One of the earliest accounts of preparing Christmas dinner in Antarctica is by Frank Hurley, the expedition photographer on Sir Douglas Mawson’s 1911–1914 Australasian Antarctic Expedition.

Hurley’s expedition party had been hauling sleds across the frozen Antarctic plateau for weeks, battling snow blindness and frost bite with dwindling food supplies.

But Hurley wasn’t about to let a little hardship and hunger dampen his Christmas spirit, or his culinary flair.

After serving a main course of “frizzled pemmican on fried biscuit,” Hurley’s pièce de résistance was an improvised plum pudding, boiled in a sock.

Hurley recorded in his diary that it was prepared by grating some biscuits with a saw, adding sugar, a few raisins, a dollop of snow and three drops of methylated spirits, allegedly for flavour.

The dubious festive creation is said to have turned out “very satisfactorily”.

Dinner concluded with toasts to the King and fellow expeditioners, and a grimace-making concoction known as ‘tanglefoot’, prepared by boiling five raisins in methylated spirits.

“We enjoyed our dinner thoroughly,” Hurley wrote in his diary that night. “Probably because we were mightily hungry, and I never knew a happier and more jolly Christmas, than this one.”

Today’s Antarctic expeditioners might enjoy the kind of comforts that Mawson’s men could only dream about, but crews on station still encounter some interesting challenges.

At Casey research station this year, the Christmas banquet has been put back by a few days to make way for a major scheduled resupply operation over Christmas.

For Chef Justin Chambers, the upside will be a fully-stocked pantry packed bursting with fresh and delicious ingredients.

Justin and his team are busy preparing a mouth-watering banquet that will include all of the traditional roasted Christmas fare, alongside more contemporary offerings like smoked salmon, prawns, and even sushi.

“This will be my take on an Aussie Christmas in Queensland, light and balanced,” he said.

“And of course there will be plum pudding with custard and brandy sauce, pavlova for the sugar and cream nuts, plus heaps of other fancy and deserving treats to fill a few tables.”

The Queensland-based chef traded in a high-flying career cooking for Michelin-star restaurants and touring musicians including Madonna and Queen to work in Antarctica.

He said that working in one of the world’s remotest kitchens is a unique and exciting challenge, but not that different from a modern commercial kitchen back in Australia.

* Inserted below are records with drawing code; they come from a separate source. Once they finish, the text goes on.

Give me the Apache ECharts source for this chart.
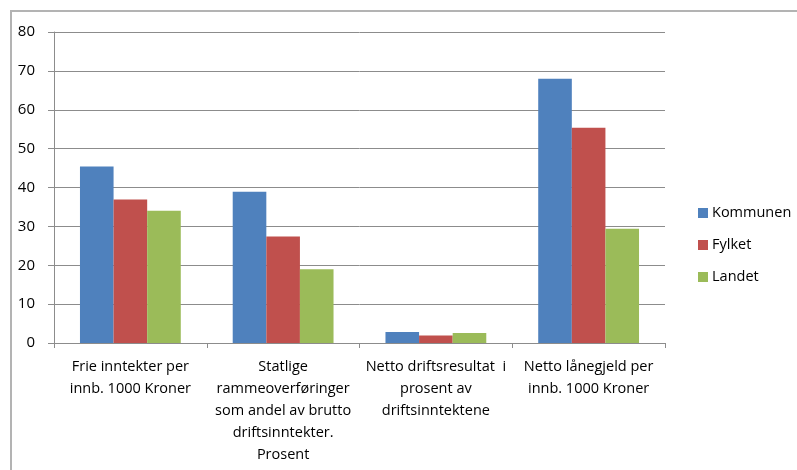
<!DOCTYPE html>
<html>
<head>
<meta charset="utf-8">
<script src="https://cdn.jsdelivr.net/npm/echarts@6/dist/echarts.min.js"></script>
<style>
html,body{margin:0;padding:0;background:#fff;}
#chart{width:797px;height:470px;}
</style>
</head>
<body>
<div id="chart"></div>
<script>
const categories = [
  "Frie inntekter per\ninnb. 1000 Kroner",
  "Statlige\nrammeoverføringer\nsom andel av brutto\ndriftsinntekter.\nProsent",
  "Netto driftsresultat  i\nprosent av\ndriftsinntektene",
  "Netto lånegjeld per\ninnb. 1000 Kroner"
];
const seriesNames = ["Kommunen", "Fylket", "Landet"];
const kommunen = [45.4, 38.9, 2.8, 68.0];
const fylket = [36.9, 27.4, 1.9, 55.4];
const landet = [34.0, 19.0, 2.6, 29.4];
const yTicks = [0, 10, 20, 30, 40, 50, 60, 70, 80];

const colors = ["#4F81BD", "#C0504D", "#9BBB59"];
const font = "'Open Sans', 'Noto Sans', sans-serif";
const chart = echarts.init(document.getElementById('chart'));
const values = [kommunen, fylket, landet];

chart.setOption({
  animation: false,
  backgroundColor: '#ffffff',
  graphic: [{
    type: 'rect',
    shape: {x: 11, y: 11, width: 800, height: 480},
    style: {fill: 'none', stroke: '#b3b3b3', lineWidth: 2},
    silent: true
  }],
  grid: {left: 54, right: 132, top: 32, bottom: 127, containLabel: false},
  legend: {
    orient: 'vertical',
    left: 693,
    top: 198,
    itemWidth: 10,
    itemHeight: 10,
    itemGap: 12,
    icon: 'rect',
    textStyle: {fontFamily: font, fontSize: 14.5, color: '#000', lineHeight: 20, padding: [0, 0, 0, -1]},
    data: seriesNames
  },
  xAxis: {
    type: 'category',
    data: categories,
    axisLine: {lineStyle: {color: '#8c8c8c', width: 1}},
    axisTick: {show: true, length: 5, lineStyle: {color: '#8c8c8c'}},
    axisLabel: {
      interval: 0,
      margin: 13,
      fontFamily: font,
      fontSize: 14.5,
      lineHeight: 22,
      color: '#000',
      align: 'center'
    }
  },
  yAxis: {
    type: 'value',
    min: yTicks[0],
    max: yTicks[yTicks.length - 1],
    interval: 10,
    axisLine: {show: true, lineStyle: {color: '#8c8c8c', width: 1}},
    axisTick: {show: true, length: 6, lineStyle: {color: '#8c8c8c'}},
    axisLabel: {margin: 19, fontFamily: font, fontSize: 15, color: '#000'},
    splitLine: {lineStyle: {color: '#8c8c8c', width: 1}}
  },
  series: seriesNames.map((name, i) => ({
    name: name,
    type: 'bar',
    data: values[i],
    barGap: '0%',
    barCategoryGap: '34%',
    itemStyle: {color: colors[i]}
  }))
});
</script>
</body>
</html>
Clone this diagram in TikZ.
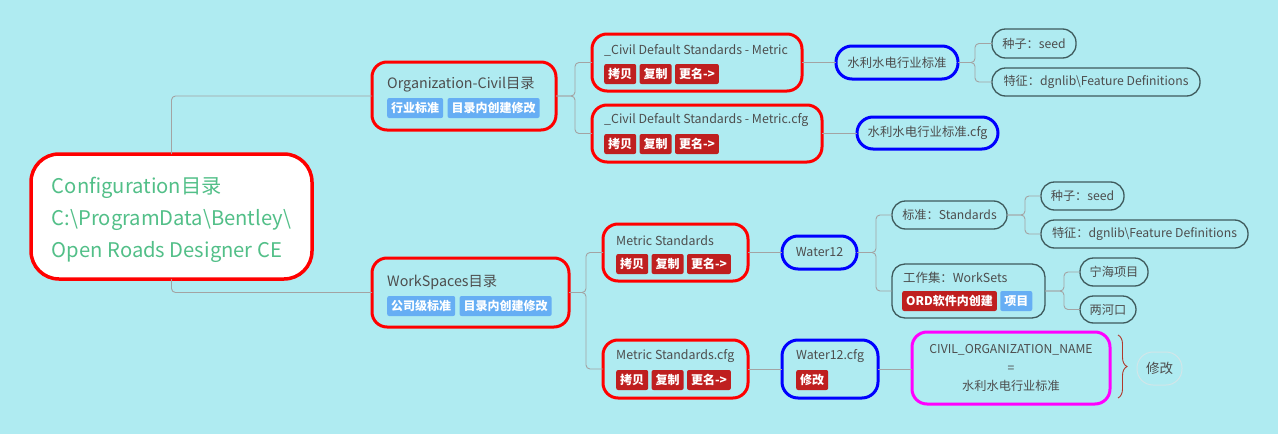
\documentclass[tikz,border=0pt]{standalone}
\usepackage{fontspec}
\setmainfont{Noto Sans CJK SC}
\usetikzlibrary{calc,decorations.pathreplacing}
\definecolor{bg}{HTML}{AFEBF1}
\definecolor{txt}{HTML}{4D4D4D}
\definecolor{rootgreen}{HTML}{52BF88}
\definecolor{tagred}{HTML}{BF1F1F}
\definecolor{tagblue}{HTML}{66AEF4}
\definecolor{ovalc}{HTML}{3E5A5C}
\definecolor{conngray}{HTML}{A3A3A3}
\definecolor{bracecol}{HTML}{B0382C}
\definecolor{pale}{HTML}{D2E6E9}
\definecolor{boxred}{HTML}{FF0000}
\definecolor{boxblue}{HTML}{0000FF}
\definecolor{boxmag}{HTML}{FF00FF}
\begin{document}
\begin{tikzpicture}[x=1pt,y=-1pt,
  frame/.style={anchor=north west, inner sep=0pt, outer sep=0pt, line width=3pt},
  redf/.style={frame, draw=boxred, rounded corners=15pt},
  bluef/.style={frame, draw=boxblue, rounded corners=16pt, text=txt, font=\fontsize{12.4}{15}\selectfont},
  ovalf/.style={frame, draw=ovalc, line width=1.3pt, rounded corners=13.5pt, text=txt, font=\fontsize{12.2}{15}\selectfont},
  lbl/.style={anchor=west, inner sep=0pt, text=txt, font=\fontsize{12.4}{15}\selectfont},
  lblbig/.style={lbl, font=\fontsize{14.3}{17}\selectfont},
  tag/.style={anchor=west, inner xsep=4pt, inner ysep=0pt, minimum height=20pt, rounded corners=2pt, text=white, font=\bfseries\fontsize{12}{14}\selectfont},
  tr/.style={tag, fill=tagred},
  tb/.style={tag, fill=tagblue},
  conn/.style={draw=conngray, line width=0.9pt, rounded corners=4pt}
]
\useasboundingbox[fill=bg] (0,0) rectangle (1278,434);

% root
\node[redf, fill=white, line width=3.5pt, rounded corners=28pt, minimum width=281pt, minimum height=125pt] (root) at (31,154) {};
\node[inner sep=0pt, align=left, text=rootgreen, font=\fontsize{20.2}{32}\selectfont] (roottxt) at ($(root.center)+(0,3)$) {Configuration目录\\C:\textbackslash ProgramData\textbackslash Bentley\textbackslash\\Open Roads Designer CE};

% level 1
\node[redf, minimum width=184pt, minimum height=68pt] (org) at (372,62) {};
\node[lblbig] (orgtxt) at (387,85) {Organization-Civil目录};
\node[tb] (orgt1) at (387,108) {行业标准};
\node[tb] (orgt2) at ($(orgt1.east)+(4,0)$) {目录内创建修改};

\node[redf, minimum width=197pt, minimum height=69pt] (ws) at (372,258) {};
\node[lblbig] (wstxt) at (387,282) {WorkSpaces目录};
\node[tb] (wst1) at (387,306) {公司级标准};
\node[tb] (wst2) at ($(wst1.east)+(4,0)$) {目录内创建修改};

% level 2
\node[redf, minimum width=210pt, minimum height=57pt] (c1) at (592,34) {};
\node[lbl] (c1txt) at (604,50.5) {\_Civil Default Standards - Metric};
\node[tr] (c1t1) at (604,74) {拷贝};
\node[tr] (c1t2) at ($(c1t1.east)+(3,0)$) {复制};
\node[tr] (c1t3) at ($(c1t2.east)+(3,0)$) {更名->};

\node[redf, minimum width=230pt, minimum height=57pt] (c2) at (592,105) {};
\node[lbl] (c2txt) at (604,120.5) {\_Civil Default Standards - Metric.cfg};
\node[tr] (c2t1) at (604,144) {拷贝};
\node[tr] (c2t2) at ($(c2t1.east)+(3,0)$) {复制};
\node[tr] (c2t3) at ($(c2t2.east)+(3,0)$) {更名->};

\node[redf, minimum width=145pt, minimum height=57pt] (m1) at (603,224) {};
\node[lbl] (m1txt) at (616,240.5) {Metric Standards};
\node[tr] (m1t1) at (616,264) {拷贝};
\node[tr] (m1t2) at ($(m1t1.east)+(3,0)$) {复制};
\node[tr] (m1t3) at ($(m1t2.east)+(3,0)$) {更名->};

\node[redf, minimum width=145pt, minimum height=58pt] (m2) at (603,340) {};
\node[lbl] (m2txt) at (616,356.5) {Metric Standards.cfg};
\node[tr] (m2t1) at (616,380) {拷贝};
\node[tr] (m2t2) at ($(m2t1.east)+(3,0)$) {复制};
\node[tr] (m2t3) at ($(m2t2.east)+(3,0)$) {更名->};

% level 3 (blue)
\node[bluef, minimum width=122pt, minimum height=33pt] (b1) at (836,46) {水利水电行业标准};
\node[bluef, minimum width=141pt, minimum height=32pt] (b2) at (857,117) {水利水电行业标准.cfg};
\node[bluef, minimum width=75pt, minimum height=33pt] (b3) at (782,236) {Water12};
\node[frame, draw=boxblue, rounded corners=16pt, minimum width=96pt, minimum height=58pt] (b4) at (782,340) {};
\node[lbl] (b4txt) at (796,356.5) {Water12.cfg};
\node[tr] (b4t1) at (796,380) {修改};

% ovals
\node[ovalf, minimum width=84pt, minimum height=29pt] (g1) at (992,29) {种子：seed};
\node[ovalf, minimum width=208pt, minimum height=28pt] (g2) at (992,68) {特征：dgnlib\textbackslash Feature Definitions};
\node[ovalf, minimum width=115pt, minimum height=28pt] (g3) at (892,201) {标准：Standards};
\node[frame, draw=ovalc, line width=1.3pt, rounded corners=13pt, minimum width=153pt, minimum height=54pt] (g4) at (892,264) {};
\node[lbl] (g4txt) at (903,278) {工作集：WorkSets};
\node[tr] (g4t1) at (902,301) {ORD软件内创建};
\node[tb] (g4t2) at ($(g4t1.east)+(3,0)$) {项目};
\node[ovalf, minimum width=83pt, minimum height=28pt] (g5) at (1041,182) {种子：seed};
\node[ovalf, minimum width=207pt, minimum height=28pt] (g6) at (1041,220) {特征：dgnlib\textbackslash Feature Definitions};
\node[ovalf, minimum width=68pt, minimum height=28pt] (g7) at (1080,258) {宁海项目};
\node[ovalf, minimum width=56pt, minimum height=27pt] (g8) at (1080,296) {两河口};

% magenta
\node[frame, draw=boxmag, rounded corners=15pt, minimum width=198pt, minimum height=72pt, align=center, text=txt, font=\fontsize{12.2}{18.5}\selectfont] (mag) at (912,332) {CIVIL\_ORGANIZATION\_NAME\\=\\水利水电行业标准};

% brace and summary
\coordinate (brtop) at (1118,335);
\coordinate (brbot) at (1118,398);
\draw[bracecol, line width=0.9pt, decorate, decoration={brace, amplitude=9pt}] (brtop) -- (brbot);
\node[frame, draw=pale, line width=1pt, rounded corners=16pt, minimum width=45pt, minimum height=33pt, text=txt, font=\fontsize{13.5}{16}\selectfont] (mod) at (1137,352) {修改};

% connectors
\draw[conn] (root.north) |- (org.west);
\draw[conn] (root.south) |- (ws.west);
\draw[conn] (org.east) -- ++(19,0) |- (c1.west);
\draw[conn] (org.east) -- ++(19,0) |- (c2.west);
\draw[conn] (ws.east) -- ++(17,0) |- (m1.west);
\draw[conn] (ws.east) -- ++(17,0) |- (m2.west);
\draw[conn] (c1.east) -- (b1.west);
\draw[conn] (c2.east) -- (c2.east -| b2.west);
\draw[conn] (m1.east) -- (b3.west);
\draw[conn] (m2.east) -- (m2.east -| b4.west);
\draw[conn] (b1.east) -- ++(17,0) |- (g1.west);
\draw[conn] (b1.east) -- ++(17,0) |- (g2.west);
\draw[conn] (b3.east) -- ++(19,0) |- (g3.west);
\draw[conn] (b3.east) -- ++(19,0) |- (g4.west);
\draw[conn] (g3.east) -- ++(18,0) |- (g5.west);
\draw[conn] (g3.east) -- ++(18,0) |- (g6.west);
\draw[conn] (g4.east) -- ++(19,0) |- (g7.west);
\draw[conn] (g4.east) -- ++(19,0) |- (g8.west);
\draw[conn] (b4.east) -- (b4.east -| mag.west);
\end{tikzpicture}
\end{document}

“These days we have a well-stocked freezer and dry store, combination steam-bake ovens that can be pre-set with your own MP3 sound when the cooking is done, wireless internet that lets you Google a recipe while you’re sipping on a coffee in the mess,” he said.

He said some of the main challenges on station are always doing your best job and getting on with everyone on station, which he always takes on with a smile.

Justin said the long periods between resupply shipments can make access to ingredients difficult, which is why a good Antarctic chef still needs to improvise.

“If we don’t have an ingredient, we will substitute, improvise or tweak. If there’s no icing sugar, you can throw some normal sugar in Thermomix and blitz it,” he said.

“If there’s no sour cream, you add a pinch of citric acid to some cream and hey presto. I even make sweetened condensed milk from scratch.”